Mentorship

What’s my problem?

I have many, actually, but I figured out a major one: as an adolescent and young adult I never established a mentor/mentee relationship with an adult.

There were plenty of teachers, professors and professionals I looked up to but I was just too distant or uninvolved with them, even when one or two of them deliberately reached out to me.

I used a "flaw-O-matic" as if they were used cars, where a single perceived flaw made ignoring them seem justified. "He’s too religious," "Her research is murky and inconsequential," "He doesn’t like me anyway."

Perhaps contributing to this tendency of mine is the fact that someone I love a great deal, a very important and influential person in my life, has a severe flaw (in my eyes) that adds a harmful element of contradiction to my admiration for him. Looking up to a person who nonetheless has beliefs antithetical to my own may have confused me during my transition to adulthood, when beliefs and worldviews became ever more important to me.

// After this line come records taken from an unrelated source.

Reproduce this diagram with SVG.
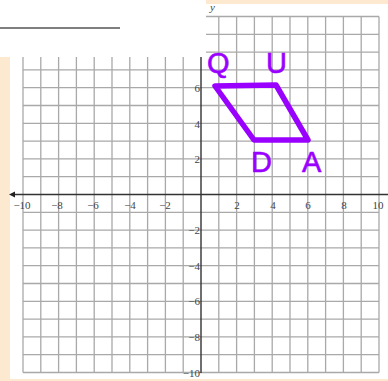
<svg xmlns="http://www.w3.org/2000/svg" width="388" height="381" viewBox="0 0 388 381">
<defs>
<style>
.grid{stroke:#a9a9a9;stroke-width:1.3;fill:none}
.axis{stroke:#333;stroke-width:1.4;fill:none}
.tick{font-family:"Liberation Serif",serif;font-size:11px;fill:#444}
.tx{text-anchor:middle}
.ty{text-anchor:end}
.pt{font-family:"Liberation Sans",Arial,sans-serif;font-size:29px;fill:#9a00ff;stroke:#9a00ff;stroke-width:0.6}
</style>
</defs>
<rect x="0" y="0" width="388" height="381" fill="#fde9cf"/>
<rect x="10" y="4" width="378" height="375" fill="#fff"/>
<g id="grid">
<path class="grid" d="M23 16.5V372.5M40.8 16.5V372.5M58.6 16.5V372.5M76.4 16.5V372.5M94.2 16.5V372.5M112 16.5V372.5M129.8 16.5V372.5M147.6 16.5V372.5M165.4 16.5V372.5M183.2 16.5V372.5M218.8 16.5V372.5M236.6 16.5V372.5M254.4 16.5V372.5M272.2 16.5V372.5M290 16.5V372.5M307.8 16.5V372.5M325.6 16.5V372.5M343.4 16.5V372.5M361.2 16.5V372.5M379 16.5V372.5"/>
<path class="grid" d="M23 16.5H379M23 34.3H379M23 52.1H379M23 69.9H379M23 87.7H379M23 105.5H379M23 123.3H379M23 141.1H379M23 158.9H379M23 176.7H379M23 212.3H379M23 230.1H379M23 247.9H379M23 265.7H379M23 283.5H379M23 301.3H379M23 319.1H379M23 336.9H379M23 354.7H379M23 372.5H379"/>
</g>
<g id="axes">
<path class="axis" d="M13 194.5H388M201 16.5V373"/>
<path d="M9 194.5L15 191.5V197.5Z" fill="#222"/>
</g>
<rect x="0" y="0" width="206" height="57" fill="#fff"/>
<rect x="206" y="0" width="182" height="3.5" fill="#fde9cf"/>
<path d="M0 28H120" stroke="#555" stroke-width="1.3"/>
<g id="labels">
<text class="tick" x="210" y="11" font-style="italic">y</text>
<text class="tick tx" x="22" y="209">−10</text>
<text class="tick tx" x="57" y="209">−8</text>
<text class="tick tx" x="93" y="209">−6</text>
<text class="tick tx" x="130" y="209">−4</text>
<text class="tick tx" x="165" y="209">−2</text>
<text class="tick tx" x="237" y="209">2</text>
<text class="tick tx" x="273" y="209">4</text>
<text class="tick tx" x="308" y="209">6</text>
<text class="tick tx" x="344" y="209">8</text>
<text class="tick tx" x="378" y="209">10</text>
<text class="tick ty" x="200" y="92">6</text>
<text class="tick ty" x="200" y="128">4</text>
<text class="tick ty" x="200" y="163">2</text>
<text class="tick ty" x="200" y="234">−2</text>
<text class="tick ty" x="200" y="270">−4</text>
<text class="tick ty" x="200" y="305">−6</text>
<text class="tick ty" x="200" y="341">−8</text>
<text class="tick ty" x="200" y="377">−10</text>
</g>
<g id="shape">
<polygon points="215,86 276,85 308,140 254,140" fill="none" stroke="#9a00ff" stroke-width="5.5" stroke-linejoin="round"/>
</g>
<g id="Q"><text class="pt" x="207" y="73">Q</text></g>
<g id="U"><text class="pt" x="266" y="73">U</text></g>
<g id="D"><text class="pt" x="251" y="172">D</text></g>
<g id="A"><text class="pt" x="302" y="172">A</text></g>
</svg>
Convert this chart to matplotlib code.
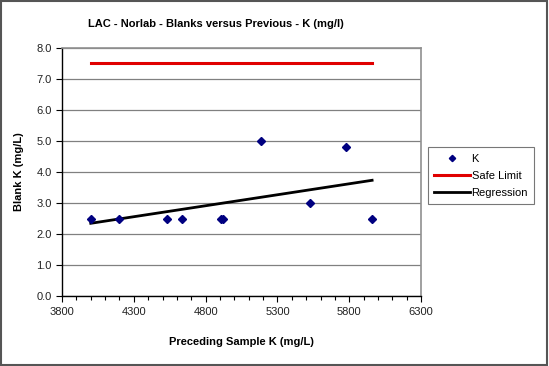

I am unjustifiably suspicious sometimes, too, even while recognizing that there are so many great educators and professionals out there. Some of them I have simply admired from afar, not revealing in conversation that I had googled them, read their published papers, read news articles that quoted them, asked others what they thought of them, put in extra effort to impress them, etc.

Yet mentorship is so important. It is how you set your course, how you determine who you want to be.

Acknowledging all this, I resolve to be more deliberate about seeking guidance from an older adult or two whom I respect. I take my familiar yellow legal pad, which is the seeding-ground of my ideas and promises, before me. I write down my plan and date it in black ink.

Later I can look at it and say, undeniably, that I wrote that and made a promise to myself on that day, undeniably because I can read it there. I write it down, and I follow it.

Three blind men

I had a parable-like experience but it had no lesson and no obvious meaning. If I were a pastor I would write a sermon about it:

I walked up to my apartment building and found two men struggling to get a huge couch through the front entrance and up the stairs. One of them shouted, "A little help here?!" I assumed he was talking to me so I rushed to help.

They were going about it all wrong so when the couch inevitably got stuck I told them they should rotate the thing so that it had a chance of getting around the first corner of several. They didn’t seem to take my advice or acknowledge it. Another guy walked over to help. This third man had a white cane. He tried to help, too, but the whole endeavor was going nowhere. My suspicions grew.

Finally an older lady walked up and whispered to me, "All three of them are blind." She then gave them the same advice I did about rotating the couch, but she was more explicit about how they had to do it. Eventually they got it in.

I knew there were two institutes for blind people a block from me where advocacy and training goes on for people who cannot see. They often practice walking around in my neighborhood, very considerately wearing the sunglasses and white cane that reduce the chance of misunderstandings. But I had no way of knowing that the two men struggling with the couch were blind. When I see them around the building, of course, I will know to offer assistance if appropriate. But this particular instance was unexpected.

Again, it was a "three blind men" parable but with no clear moral. Except perhaps to be ready for the unexpected.

Cashier at Target

When I was in line at Target for some household items the lady in front of me was making small talk with the cashier, a man. She asked if he had any kids. He was smiling, saying how he had one daughter, and she was turning 18 in three weeks. He said he couldn’t wait to “have her outta my hair.” He said he already knew the three words he was going to say to her (I didn’t want to know what they were). He said that once she was 18 he would never have to see her and never have to pay a child support payment again.

I was disgusted. When I turned 18, my parents were driving me to college, paying my cell phone bill, paying for me to fly to visit them, etc. Their devotion to me had undergone no change just because I was an adult. Rather they continued supporting me in ways consistent with the trend of “emerging adulthood” in which the major transitions of early adulthood are spread throughout the third decade of life instead of being more compressed in the early and mid-twenties as they were in the past. My parents still support me in some ways and always will.

So why do some parents, mostly men, feel virtually no obligation to their children while others are completely devoted and responsible? Why do some people act like they are a turtle burying an egg, while others nurture and support their offspring like a mother duck? Why are some parents like maple trees, throwing their whirlybirds into the wind, while other plants produce a single giant seed with a decent chance of survival?

Even if my cashier was immature and ignorant 18 years ago, couldn’t he have taken the next two decades to grow up? Wasn’t there time to change and become friends with his daughter?

I wanted to say, “It’s too bad she couldn’t have had a better father than you.” But of course I didn’t because I knew I was making several assumptions. Maybe the daughter really was a she-devil. Maybe I was taking him as a symbol of a societal problem and imputing other attributes to him in a way that wasn’t fair. Maybe he is pushed and pulled by societal factors that don’t affect me. Maybe his own father was little more than a sperm donor, too.

But looking at other people it’s obvious that there is a huge gap in the depth and duration of parental investment among people in this country. I am really lucky my own parents were determined to be a strong link in the chain of generations.